What is the point of kong-an practice?

Kong-ans (the Japanese call them koans) are those extremely brief stories (often just a few lines) and associated questions that are unique to the Zen tradition. No other school of Buddhism uses them. And Zen practice depends on them — these stories deliver Zen teaching far more than sutras do.

 

You can make kong-an practice sound very mystical but in fact it is very practical. We are always hit with situations whose basic assumptions are just plain wrong. But we’re socialized to go along with whatever misconception is at the root of the situation and not to cut through it. It’s like trying to untie the Gordian knot — you can’t. But Alexander the Great took his sword and cut through it. That wasn’t mystical. It was very practical. It worked.

 

Here’s an example. A long time ago in China a famous sutra master heard about monks in south China who only meditated and didn’t read sutras. He was outraged. So he travelled on foot for thousands of miles to show these monks their mistake. At one point he found himself in a small teashop. He was hungry and wanted to buy lunch. The owner (herself a Zen student) said to him, “You are a great Diamond Sutra master. Answer my question and you will have lunch for free. Otherwise, no lunch for you.” “Ask me anything,” the monk replied. “Okay,” the woman said. “The Diamond Sutra says that past mind cannot be grasped, present mind cannot be grasped, and future mind cannot be grasped. With what kind of mind will you eat your lunch?” The sutra master was stunned. He could not answer. All of his studying and lecturing couldn’t help him. He got no lunch. But the woman sent him to her teacher, and the sutra master eventually became the great Zen master Dok Sahn.

 

That is how kong-ans work. Just like Alexander and the Gordian knot, we are faced with something that our standard intellectual techniques cannot begin to deal with. We have to cut through with our mind sword.
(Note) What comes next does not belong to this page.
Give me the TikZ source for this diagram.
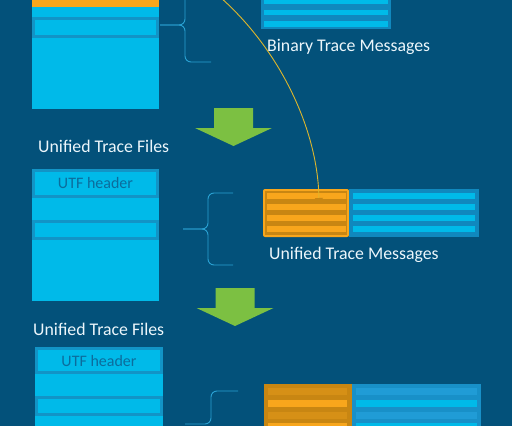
\documentclass[tikz,border=0pt]{standalone}
\usepackage{fontspec}
\setmainfont{Carlito}
\usepackage{tikz}
\usetikzlibrary{arrows.meta}
\definecolor{bgblue}{RGB}{3,81,122}
\definecolor{cyanfill}{RGB}{0,186,233}
\definecolor{edgeblue}{RGB}{18,148,198}
\definecolor{frameblue}{RGB}{16,136,190}
\definecolor{dimblue}{RGB}{24,144,200}
\definecolor{dimstripe}{RGB}{32,156,214}
\definecolor{orangefill}{RGB}{248,166,28}
\definecolor{orangedark}{RGB}{200,134,18}
\definecolor{orangemid}{RGB}{214,144,22}
\definecolor{arrowgreen}{RGB}{124,192,66}
\definecolor{bracecol}{RGB}{42,162,212}
\definecolor{flowcol}{RGB}{222,182,44}
\definecolor{captext}{RGB}{236,246,251}
\definecolor{hdrtext}{RGB}{12,108,156}
\tikzset{%
	filebox/.style = { fill=cyanfill, inner sep=0pt },
	recbox/.style = { draw=edgeblue, line width=3pt, fill=cyanfill, inner sep=0pt },
	msgbox/.style = { fill=frameblue, inner sep=0pt },
	orangebox/.style = { fill=orangefill, rounded corners=2pt, inner sep=0pt },
	bracel/.style = { draw=bracecol, line width=0.9pt, rounded corners=6pt },
	caption/.style = { anchor=base west, inner sep=0pt, text=captext, font=\fontsize{17.8}{20}\selectfont },
	hdrlabel/.style = { text=hdrtext, font=\fontsize{16}{18}\selectfont },
	flowline/.style = { draw=flowcol, line width=0.9pt }
}
\begin{document}
\begin{tikzpicture}[x=1pt, y=-1pt]
	% page and background
	\useasboundingbox (0,0) rectangle (512,426);
	\clip (0,0) rectangle (512,426);
	\fill[bgblue] (0,0) rectangle (512,426);
	% first file (cut off at top)
	\node[filebox, minimum width=127pt, minimum height=139pt] (file1) at (95.5,39.5) {};
	\fill[orangefill] (32,-30) rectangle (159,7);
	\node[recbox, minimum width=124pt, minimum height=18pt] (rec1) at (95.5,27.5) {};
	% binary messages
	\node[msgbox, minimum width=130pt, minimum height=46pt] (binmsg) at (326,6) {};
	\foreach \sy in {-13.5,-2,9.5,21}
		\fill[cyanfill] (264,\sy) rectangle (388,\sy+5.5);
	\node[caption] (binlbl) at (267,51.5) {Binary Trace Messages};
	% brace 1
	\draw[bracel] (211,-12) -| (185,25) -- (160,25);
	\draw[bracel] (211,62) -| (185,25) -- (160,25);
	% green arrows
	\foreach \ax/\ay in {233.5/108, 235/288}
		\fill[arrowgreen] (\ax-19.5,\ay) -- ++(39,0) -- ++(0,20) -- ++(19,0)
			-- (\ax,\ay+38) -- (\ax-38.5,\ay+20) -- ++(19,0) -- cycle;
	% second file
	\node[caption] (utflbl1) at (38,152.3) {Unified Trace Files};
	\node[filebox, minimum width=127pt, minimum height=132pt] (file2) at (95.5,235) {};
	\node[recbox, hdrlabel, minimum width=124pt, minimum height=26pt] (hdr2) at (95.5,183.5) {UTF header};
	\node[recbox, minimum width=124pt, minimum height=17pt] (rec2) at (95.5,230) {};
	% brace 2
	\draw[bracel] (233,193) -| (208,229) -- (183,229);
	\draw[bracel] (233,265) -| (208,229) -- (183,229);
	% unified messages
	\node[orangebox, minimum width=86pt, minimum height=48pt] (utm1o) at (306,213) {};
	\fill[orangedark] (265,191) rectangle (347,235);
	\foreach \sy in {193,204,215,226}
		\fill[orangefill] (267,\sy) rectangle (346,\sy+6);
	\node[msgbox, minimum width=130pt, minimum height=48pt] (utm1b) at (414,213) {};
	\foreach \sy in {193,204,215,226}
		\fill[cyanfill] (353,\sy) rectangle (475,\sy+6);
	\node[caption] (utmlbl1) at (269,259.3) {Unified Trace Messages};
	% flow from binary to unified
	\coordinate (src) at (220,-3);
	\coordinate (dst) at (319,204);
	\draw[flowline, -{Triangle[width=8pt,length=6pt,color=orangedark]}] (src) .. controls (280,50) and (318,130) .. (dst);
	% third file
	\node[caption] (utflbl2) at (33,335.7) {Unified Trace Files};
	\node[filebox, minimum width=128pt, minimum height=113pt] (file3) at (99,403.5) {};
	\node[recbox, hdrlabel, minimum width=125pt, minimum height=24pt] (hdr3) at (99,360.5) {UTF header};
	\node[recbox, minimum width=125pt, minimum height=17pt] (rec3) at (99,406) {};
	% brace 3
	\draw[bracel] (238,391) -| (211,424) -- (185,424);
	% second unified messages (dimmed)
	\node[fill=orangedark, inner sep=0pt, minimum width=88pt, minimum height=76pt] (utm2o) at (308,422) {};
	\node[fill=dimblue, inner sep=0pt, minimum width=129pt, minimum height=76pt] (utm2b) at (416.5,422) {};
	\foreach \sy in {388,411.5}{
		\fill[orangemid] (268,\sy) rectangle (347,\sy+7);
		\fill[dimstripe] (356,\sy) rectangle (477,\sy+7);
	}
	\foreach \sy in {400,423}{
		\fill[orangefill] (268,\sy) rectangle (347,\sy+6.5);
		\fill[cyanfill] (356,\sy) rectangle (477,\sy+6.5);
	}
\end{tikzpicture}
\end{document}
Over and over we have to find the appropriate mind sword to cut through the particular knot that is facing us. After a while we learn to do this not just in kong-an interviews, but in our lives. We learn to cut through the knots that bind not only us but everyone around us.

Why all the prostrations?

If you live in Korea and ask your local Zen teacher what you should do when your life is falling apart, you will probably be told: do prostrations! 500 a day! 1,000 a day! Which may seem surprising — isn’t Zen about sitting still? And how can something that looks like a cross between squats and child pose be relevant to your spiritual life?

But you know how when you sit in meditation your mind goes all over the place? It seldom does that doing prostrations. Doing prostrations is a method of practice that bypasses the frontal lobes and goes straight for the central nervous system. At the bottom you’re in a posture of total submission, a posture of complete humility — that’s why we talk about bowing in repentance. But then at the top you’re upright and ready for anything. Down. Up. Down. Up. Over and over again. Over time it’s as if you’re rewiring yourself, changing your synapses. Your center becomes stronger. Your heart becomes more open. You don’t have to think about it. It just happens.